Every new parent is faced with the question ‘Should I give birth at home?’, and for some the answer is simple and for others more complex. Home births used to be the standard practice, however with the advancement of medical science, there has been a big shift to hospital births.
A lingering negative view of home births as an unsafe option for mothers, seems to have taken hold. However, hospitals across the country are recognising the importance in providing mothers with more choices when it comes to birthing and ensuring a safe home birth is available to them.
In 2019, only 0.3 per cent of Australian births were planned home births.
The National Publicly funded Homebirth Consortium has established a network of publicly-funded homebirth models of care in Australia that includes 17 hospital programs nationally.
“Women who choose to birth at home have generally been found to believe in birth as a natural process and be confident in their ability to give birth vaginally with the support of a known health care professional,” says Susan Freiberg, Canberra Health Services Executive Director, Women Youth and Children.
“A desire to avoid unnecessary interventions, to have continuity of care and be in the comfort of their home with the support people of choice are frequently mentioned as reasons for planning a homebirth.”
Another key factor that might be responsible for raising the interest in home births is the pandemic.
An Australian study conducted in 2021 asked women about the influence of the pandemic on their interest in home birth.
Twenty-three per cent of women indicated that the effects of the pandemic influenced their interest in a planned home birth.
“Women overwhelmingly reiterate a desire for choice and autonomy,” adds Ms Freiberg.
“A home birth with a registered midwife is a safe choice for women who are deemed to be at low risk of complications during pregnancy, labour, birth and the postpartum period.”
A safe home birth
“For all safe home births, midwives undergo an education and credentialing process to ensure a home birth is provided in a safe, effective and consistent way,” says Ms Freiberg.
Women who are experiencing a healthy and uncomplicated pregnancy and who meet the strict criteria can be eligible for a home birth.

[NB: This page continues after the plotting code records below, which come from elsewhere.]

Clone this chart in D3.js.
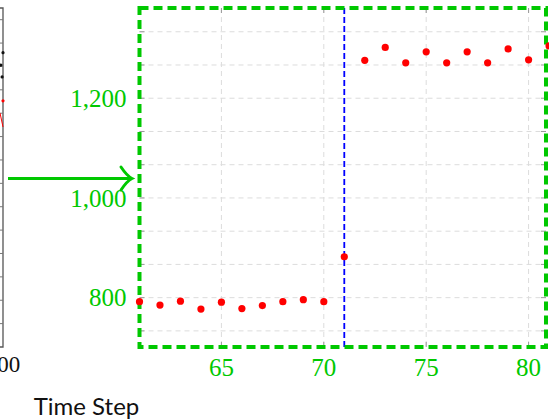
<!DOCTYPE html>
<html>
<head>
<meta charset="utf-8">
<script src="https://cdn.jsdelivr.net/npm/d3@7/dist/d3.min.js"></script>
<style>
  body { margin: 0; background: #fff; }
  svg { display: block; }
</style>
</head>
<body>
<div id="chart"></div>
<script>
// Zoomed window on time steps 61-81
const steps = [61, 62, 63, 64, 65, 66, 67, 68, 69, 70, 71, 72, 73, 74, 75, 76, 77, 78, 79, 80, 81];
const values = [792, 785, 793, 777, 791, 778, 784, 792, 796, 792, 882, 1276, 1302, 1271, 1293, 1271, 1293, 1271, 1299, 1277, 1305];
const xTicks = [65, 70, 75, 80];
const yTicks = [800, 1000, 1200];
const changeStep = 71;

// Tail of the main chart, cut off at the left edge
const mainBlackSteps = [100, 99.3, 99.7];
const mainBlack = [1259, 1206, 1155];
const mainRedSteps = [100];
const mainRed = [1053];
const mainRedLineSteps = [99, 100];
const mainRedLine = [1001, 941];
const mainTicks = [100, 200, 300, 400, 500, 600, 700, 800, 900, 1000, 1100, 1200, 1300, 1400];
const mainXLabel = 100;

const width = 549;
const height = 419;
const green = '#00c800';
const serif = '"Liberation Serif", "DejaVu Serif", serif';

const svg = d3.select('#chart').append('svg')
  .attr('width', width)
  .attr('height', height);

// ---- main chart remnant ----
const mainX = d3.scaleLinear()
  .domain([90, 100])
  .range([-27, 3]);
const mainY = d3.scaleLinear()
  .domain([0, 1450])
  .range([347, 8]);

const main = svg.append('g');

main.append('path')
  .attr('d', `M-10,${mainY(1450)}H${mainX(100)}V${mainY(0)}H-10`)
  .attr('fill', 'none')
  .attr('stroke', '#555')
  .attr('stroke-width', 1.3);

main.selectAll('line.mtick')
  .data(mainTicks)
  .enter().append('line')
  .attr('class', 'mtick')
  .attr('x1', mainX(100) - 4)
  .attr('x2', mainX(100))
  .attr('y1', d => mainY(d))
  .attr('y2', d => mainY(d))
  .attr('stroke', '#777')
  .attr('stroke-width', 1);

main.append('path')
  .datum(mainRedLineSteps.map((t, i) => [t, mainRedLine[i]]))
  .attr('d', d3.line().x(d => mainX(d[0])).y(d => mainY(d[1])))
  .attr('fill', 'none')
  .attr('stroke', 'red')
  .attr('stroke-width', 1);

main.selectAll('circle.mred')
  .data(mainRedSteps)
  .enter().append('circle')
  .attr('class', 'mred')
  .attr('cx', d => mainX(d))
  .attr('cy', (d, i) => mainY(mainRed[i]))
  .attr('r', 1.6)
  .attr('fill', 'red');

main.selectAll('circle.mblack')
  .data(mainBlackSteps)
  .enter().append('circle')
  .attr('class', 'mblack')
  .attr('cx', d => mainX(d))
  .attr('cy', (d, i) => mainY(mainBlack[i]))
  .attr('r', 1.6)
  .attr('fill', '#111');

main.append('text')
  .attr('x', mainX(mainXLabel))
  .attr('y', 372)
  .attr('text-anchor', 'middle')
  .style('font-family', serif)
  .style('font-size', '23px')
  .attr('fill', '#111')
  .text(mainXLabel);

svg.append('text')
  .attr('x', 86.5)
  .attr('y', 415)
  .attr('text-anchor', 'middle')
  .style('font-family', 'Lato, "Open Sans", sans-serif')
  .style('font-size', '24px')
  .attr('fill', '#111')
  .text('Time Step');

// Arrow into the zoom box
svg.append('line')
  .attr('x1', 8)
  .attr('x2', 130)
  .attr('y1', 178.5)
  .attr('y2', 178.5)
  .attr('stroke', green)
  .attr('stroke-width', 3);

svg.append('path')
  .attr('d', 'M121,167 Q127,176 132,178.5 Q127,181 121,190')
  .attr('fill', 'none')
  .attr('stroke', green)
  .attr('stroke-width', 3)
  .attr('stroke-linecap', 'round');

// ---- zoomed inset ----
const box = { left: 139.5, right: 546, top: 8, bottom: 347 };

const x = d3.scaleLinear()
  .domain([61, 80.85])
  .range([box.left, box.right]);
const y = d3.scaleLinear()
  .domain([701, 1381])
  .range([box.bottom, box.top]);

// minor grid every 200/3 between the labelled ticks
const yGrid = d3.range(800 - 200 / 3, 1381, 200 / 3);

const inset = svg.append('g');

inset.selectAll('line.hgrid')
  .data(yGrid)
  .enter().append('line')
  .attr('class', 'hgrid')
  .attr('x1', box.left)
  .attr('x2', box.right)
  .attr('y1', d => y(d))
  .attr('y2', d => y(d))
  .attr('stroke', '#dcdcdc')
  .attr('stroke-width', 1)
  .attr('stroke-dasharray', '5,4');

inset.selectAll('line.vgrid')
  .data(xTicks)
  .enter().append('line')
  .attr('class', 'vgrid')
  .attr('x1', d => x(d))
  .attr('x2', d => x(d))
  .attr('y1', box.top)
  .attr('y2', box.bottom)
  .attr('stroke', '#dcdcdc')
  .attr('stroke-width', 1)
  .attr('stroke-dasharray', '5,4');

// tick marks, pointing inward on all four sides
yGrid.forEach(v => {
  [[box.left, box.left + 5], [box.right - 5, box.right]].forEach(xs => {
    inset.append('line')
      .attr('x1', xs[0])
      .attr('x2', xs[1])
      .attr('y1', y(v))
      .attr('y2', y(v))
      .attr('stroke', '#999')
      .attr('stroke-width', 1);
  });
});
xTicks.forEach(t => {
  [[box.top, box.top + 5], [box.bottom - 5, box.bottom]].forEach(ys => {
    inset.append('line')
      .attr('x1', x(t))
      .attr('x2', x(t))
      .attr('y1', ys[0])
      .attr('y2', ys[1])
      .attr('stroke', '#999')
      .attr('stroke-width', 1);
  });
});

inset.append('line')
  .attr('x1', x(changeStep))
  .attr('x2', x(changeStep))
  .attr('y1', box.top)
  .attr('y2', box.bottom)
  .attr('stroke', '#0000ff')
  .attr('stroke-width', 1.8)
  .attr('stroke-dasharray', '6,3');

inset.append('rect')
  .attr('x', box.left)
  .attr('y', box.top)
  .attr('width', box.right - box.left)
  .attr('height', box.bottom - box.top)
  .attr('fill', 'none')
  .attr('stroke', green)
  .attr('stroke-width', 4)
  .attr('stroke-dasharray', '9,5');

inset.selectAll('circle.pt')
  .data(steps)
  .enter().append('circle')
  .attr('class', 'pt')
  .attr('cx', d => x(d))
  .attr('cy', (d, i) => y(values[i]))
  .attr('r', 3.6)
  .attr('fill', '#ff0000');

inset.selectAll('text.ylab')
  .data(yTicks)
  .enter().append('text')
  .attr('class', 'ylab')
  .attr('x', box.left - 13)
  .attr('y', d => y(d))
  .attr('dy', '0.35em')
  .attr('text-anchor', 'end')
  .style('font-family', serif)
  .style('font-size', '25px')
  .attr('fill', green)
  .text(d3.format(','));

inset.selectAll('text.xlab')
  .data(xTicks)
  .enter().append('text')
  .attr('class', 'xlab')
  .attr('x', d => x(d))
  .attr('y', 376)
  .attr('text-anchor', 'middle')
  .style('font-family', serif)
  .style('font-size', '25px')
  .attr('fill', green)
  .text(d => d);
</script>
</body>
</html>
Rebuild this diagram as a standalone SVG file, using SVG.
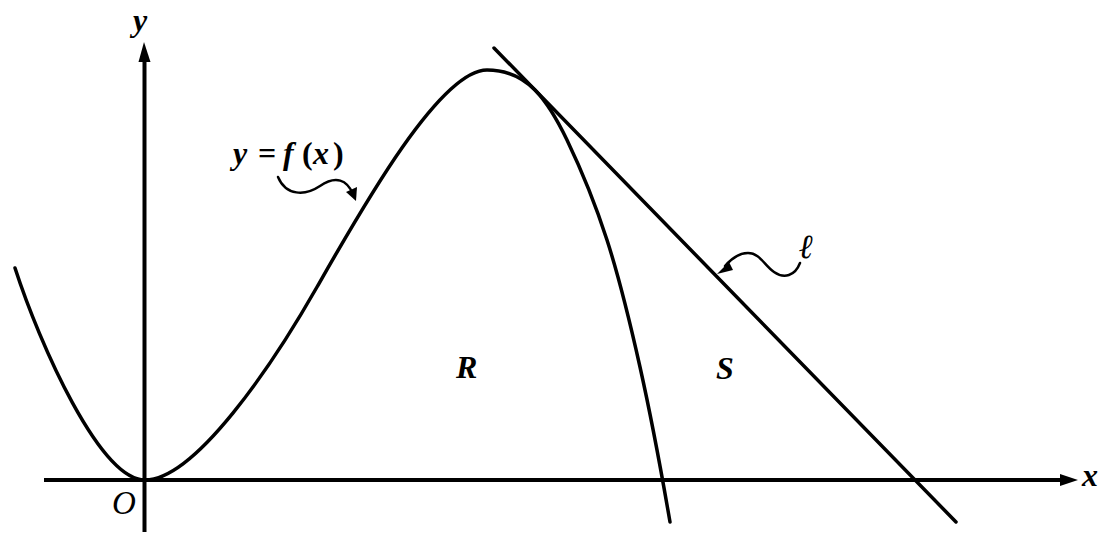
<svg xmlns="http://www.w3.org/2000/svg" width="1108" height="541" viewBox="0 0 1108 541">
<style>
.ax{stroke:#000;stroke-width:4;fill:none}
.cv{stroke:#000;stroke-width:3.5;fill:none;stroke-linecap:round;stroke-linejoin:round}
.sq{stroke:#000;stroke-width:2.5;fill:none;stroke-linecap:round}
.lb{font-family:"Liberation Serif","DejaVu Serif",serif;font-style:italic;font-weight:bold;font-size:32px;fill:#000}
.up{font-style:normal}
</style>
<rect width="1108" height="541" fill="#fff"/>
<g id="axes">
<line class="ax" x1="44" y1="480" x2="1062" y2="480"/>
<path d="M1060,474 L1078,480 L1060,486 Z" fill="#000"/>
<line class="ax" x1="144.5" y1="532" x2="144.5" y2="60"/>
<path d="M138.5,62 L144,42 L150.5,62 Z" fill="#000"/>
<text class="lb" x="1082" y="486">x</text>
<text class="lb" x="133" y="31">y</text>
<text class="lb" style="font-weight:normal;font-size:33px" x="112" y="514">O</text>
</g>
<g id="curve">
<path class="cv" d="M15,268 C40,345 100,480 145,480 C195,480 272,366 317,287 C362,208 440,70 487,70 C503,70 519,74 535,90 C545.7,101 555,115 567,140 C579,165 594.8,202.2 607,240 C619.2,277.8 629.5,320 640,367 C650.5,414 665,493 670,522"/>
</g>
<g id="tangent">
<line class="cv" x1="494" y1="48" x2="956" y2="522"/>
</g>
<g id="labels">
<text class="lb" x="233" y="164">y</text>
<text class="lb up" x="258" y="164">=</text>
<text class="lb" x="283" y="164">f</text>
<text class="lb up" x="302" y="164">(</text>
<text class="lb" x="313" y="164">x</text>
<text class="lb up" x="333" y="164">)</text>
<path class="sq" d="M278,177 C286,196 305,196 320,186 C336,175 347,180 353,194"/>
<path d="M346,192 L356,201 L357,187 Z" fill="#000"/>
<text class="lb" style="font-size:34px" x="799" y="258">ℓ</text>
<path class="sq" d="M800,263 C795,276 784,279 774,272 C764,265 760,253 748,253 C738,253 731,259 725,266"/>
<path d="M729,262 L717,274 L733,270 Z" fill="#000"/>
<text class="lb" x="456" y="378">R</text>
<text class="lb" x="716" y="379">S</text>
</g>
</svg>
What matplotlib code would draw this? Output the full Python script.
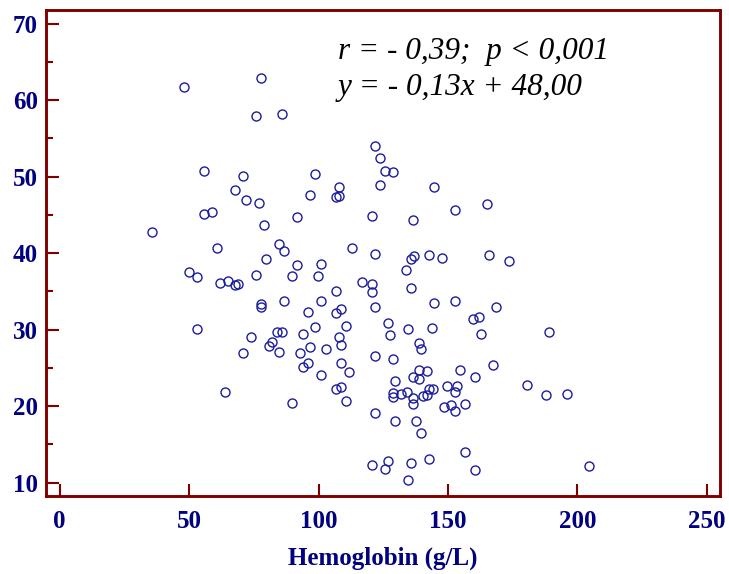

As with all births, there are risks involved.
Ms Freiberg explains that all midwives have training in advanced neonatal resuscitation in collaboration with training through the Neonatal Intensive Care Unit (NICU) and home birth midwives have the training and equipment needed to manage emergencies until help arrives.
For all homebirths, the ACT Ambulance is notified that a publicly-funded home birth is occurring and at the time of labour, the midwives contact the Team Leader at the Centenary Hospital to notify them that a home birthing woman is in labour, to ensure everyone is at the ready, should mother or baby require hospital care during or immediately after the birth.
In the event of an emergency the ACT Ambulance Service will attend as quickly as possible to assist the midwives to safely transfer the mother and her baby to the Centenary Hospital.